Imagine you are following a company once defined by electric cars only to learn it now sees artificial intelligence and robotics as its core future. Tesla has publicly signaled a strategic shift away from relying primarily on vehicle sales and toward AI, autonomous systems, and robotics. The change matters because it reshapes what the company is trying to become at a time when its traditional car business has shown signs of slowing growth and even reported its first annual revenue decline. This repositioning suggests Tesla believes future growth will come less from selling cars and more from deploying intelligent machines and services at scale.
The shift is being driven by Tesla’s executive leadership under CEO Elon Musk and carried out across its engineering, manufacturing, and software divisions. Investors and shareholders are central audiences, as the new strategy profoundly influences capital allocation and expectations for long-term returns. Customers who are interested in or will use autonomous driving, robotaxi services, or AI-powered robots are also stakeholders in the transition. Regulators and local governments are involved because autonomous vehicles and robotics depend on legal authorization and oversight before they can be deployed widely. Tesla’s own public statements frame this pivot as a deliberate redefinition of its identity from automaker to technology company.
Geographically, the transition is centered primarily in the United States, where Tesla is repurposing major manufacturing facilities to support future products rather than traditional cars. The shift became especially clear in early 2026, when the company announced plans to wind down production of longstanding models such as the Model S and Model X over the course of the year in order to make space for advanced technologies. These operational changes are unfolding as Tesla reallocates factory space and resources toward autonomy and robotics projects. Executives have described this as a multiyear evolution, with expectations that AI-based products will play a larger role later in the decade.
In practice, Tesla is pursuing this pivot through substantial capital spending and new product focus rather than abandoning cars outright. The company has announced plans to invest more than $20 billion in capital expenditures in 2026, much of it earmarked for autonomous vehicle technology, AI infrastructure, and robotics manufacturing. It has also disclosed a multibillion-dollar investment in xAI, an artificial intelligence company founded by Musk, to bolster internal AI development capabilities. At the product level, Tesla is prioritizing projects such as a purpose-built robotaxi vehicle designed without traditional controls and the Optimus humanoid robot, both of which rely heavily on AI and machine vision. The approach resembles a ship changing course at sea, with engines still running but direction deliberately altered toward new horizons.

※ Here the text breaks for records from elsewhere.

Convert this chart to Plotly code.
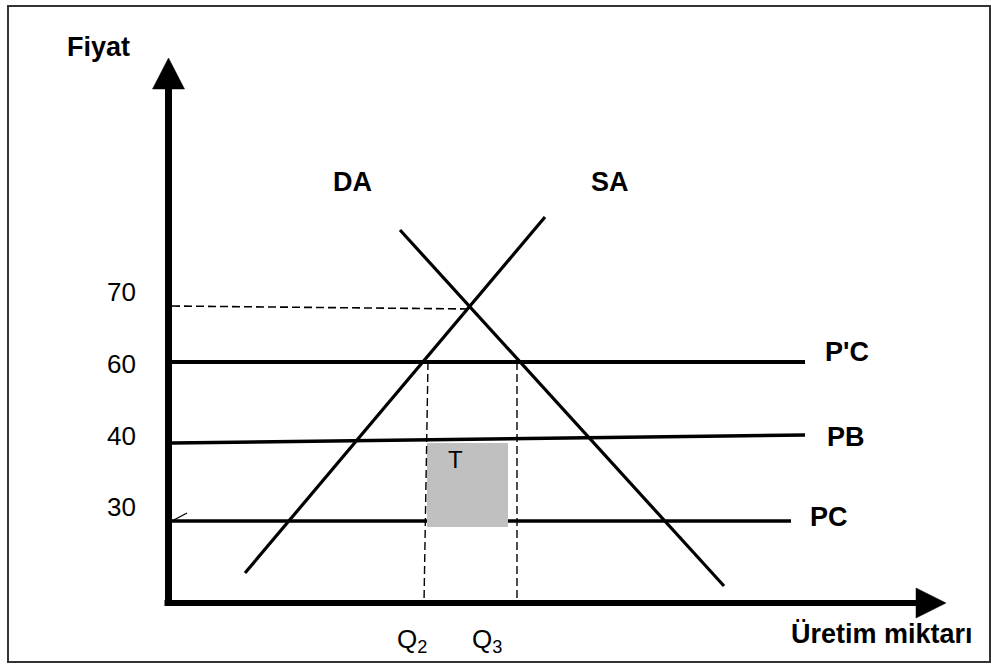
import plotly.graph_objects as go

# ---- diagram data (diagram units: origin at the axes corner) ----
price_labels = ["70", "60", "40", "30"]
price_label_pos = [311, 239, 167, 96]

da_q = [232, 556]
da_p = [373, 17]
sa_q = [77, 377]
sa_p = [30, 386]

eq_q = [4, 301]          # dashed line at 70
eq_p = [297, 294]
pcp_q = [4, 637]         # P'C
pcp_p = [241, 241]
pb_q = [4, 637]          # PB
pb_p = [160, 168]
pc_q = [4, 623]          # PC
pc_p = [82, 82]
pc_tick_q = [4, 19]
pc_tick_p = [82, 90]

q2_q = [260, 256]
q2_p = [241, 0]
q3_q = [349, 349]
q3_p = [241, 0]

t_q = [259, 340, 340, 259, 259]
t_p = [76, 76, 160, 160, 76]

yaxis_q = [0.5, 0.5]
yaxis_p = [-3, 516]
yhead_q = [-15.5, 16.5, 0.5, -15.5]
yhead_p = [514, 514, 545, 514]
xaxis_q = [-3.5, 750]
xaxis_p = [0, 0]
xhead_q = [748, 748, 778, 748]
xhead_p = [15, -15, 0, 15]

curve_labels = ["DA", "SA", "P'C", "PB", "PC"]
curve_label_q = [184, 441.5, 679, 678, 660.5]
curve_label_p = [421, 421, 251.5, 166, 86]

q_labels = ["Q<sub>2</sub>", "Q<sub>3</sub>"]
q_label_q = [244, 319]
q_label_p = [-37, -37]

FONT = "Liberation Sans, Arial, sans-serif"
BLACK = "#000000"

fig = go.Figure()

def line(q, p, w, dash=None):
    fig.add_trace(go.Scatter(x=q, y=p, mode="lines",
                             line=dict(color=BLACK, width=w, dash=dash),
                             hoverinfo="skip"))

def tri(q, p):
    fig.add_trace(go.Scatter(x=q, y=p, mode="lines", fill="toself",
                             fillcolor=BLACK, line=dict(color=BLACK, width=0.5),
                             hoverinfo="skip"))

line(pc_q, pc_p, 3.5)
line(pc_tick_q, pc_tick_p, 1.2)
line(pb_q, pb_p, 3.5)
line(pcp_q, pcp_p, 4)
fig.add_trace(go.Scatter(x=t_q, y=t_p, mode="lines", fill="toself",
                         fillcolor="#C0C0C0", line=dict(color="#C0C0C0", width=0),
                         hoverinfo="skip"))
line(eq_q, eq_p, 1.6, dash="8px,4px")
line(q2_q, q2_p, 1.4, dash="8px,4px")
line(q3_q, q3_p, 1.4, dash="8px,4px")
line(da_q, da_p, 3.2)
line(sa_q, sa_p, 3.2)
line(yaxis_q, yaxis_p, 7)
line(xaxis_q, xaxis_p, 6)
tri(yhead_q, yhead_p)
tri(xhead_q, xhead_p)

ann = []
for t, p in zip(price_labels, price_label_pos):
    ann.append(dict(x=-46.5, y=p, text=t, showarrow=False,
                    font=dict(size=26, family=FONT, color=BLACK)))
for t, q, p in zip(curve_labels, curve_label_q, curve_label_p):
    ann.append(dict(x=q, y=p, text="<b>" + t + "</b>", showarrow=False,
                    font=dict(size=27, family=FONT, color=BLACK)))
for t, q, p in zip(q_labels, q_label_q, q_label_p):
    ann.append(dict(x=q, y=p, text=t, showarrow=False,
                    font=dict(size=26, family=FONT, color=BLACK)))
ann.append(dict(x=-69.5, y=556.5, text="<b>Fiyat</b>", showarrow=False,
                font=dict(size=27, family=FONT, color=BLACK)))
ann.append(dict(x=714, y=-31, text="<b>Üretim miktarı</b>", showarrow=False,
                font=dict(size=27, family=FONT, color=BLACK)))
ann.append(dict(x=287, y=143.5, text="T", showarrow=False,
                font=dict(size=24, family=FONT, color=BLACK)))

fig.update_layout(
    width=991, height=664,
    margin=dict(l=0, r=0, t=0, b=0),
    paper_bgcolor="white", plot_bgcolor="white",
    showlegend=False,
    xaxis=dict(range=[-168, 823], visible=False, fixedrange=True),
    yaxis=dict(range=[-61, 603], visible=False, fixedrange=True),
    annotations=ann,
    shapes=[dict(type="rect", xref="paper", yref="paper",
                 x0=8 / 991, x1=990 / 991, y0=1 - 662 / 664, y1=1 - 6 / 664,
                 line=dict(color="#333333", width=2))],
    hovermode=False,
)

fig.write_html("out.html", config={"displayModeBar": False},
               post_script="document.body.style.margin='0';document.body.style.overflow='hidden';")
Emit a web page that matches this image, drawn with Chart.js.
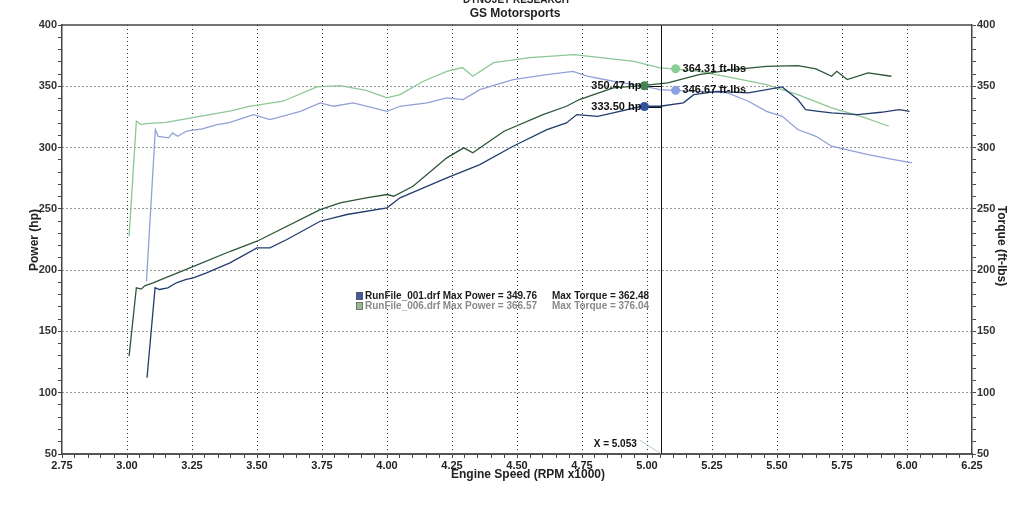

What comes next is uncertain and closely watched by markets and industry observers. Public sources do not clearly confirm when autonomous services or humanoid robots will generate meaningful revenue, and analysts have warned that regulatory approval and technical reliability remain key challenges. Yet Tesla’s pivot underscores a broader bet that software and intelligent machines will define the future of mobility and automation — transforming the company from what it once was into something intended to be far broader and more tech-centric.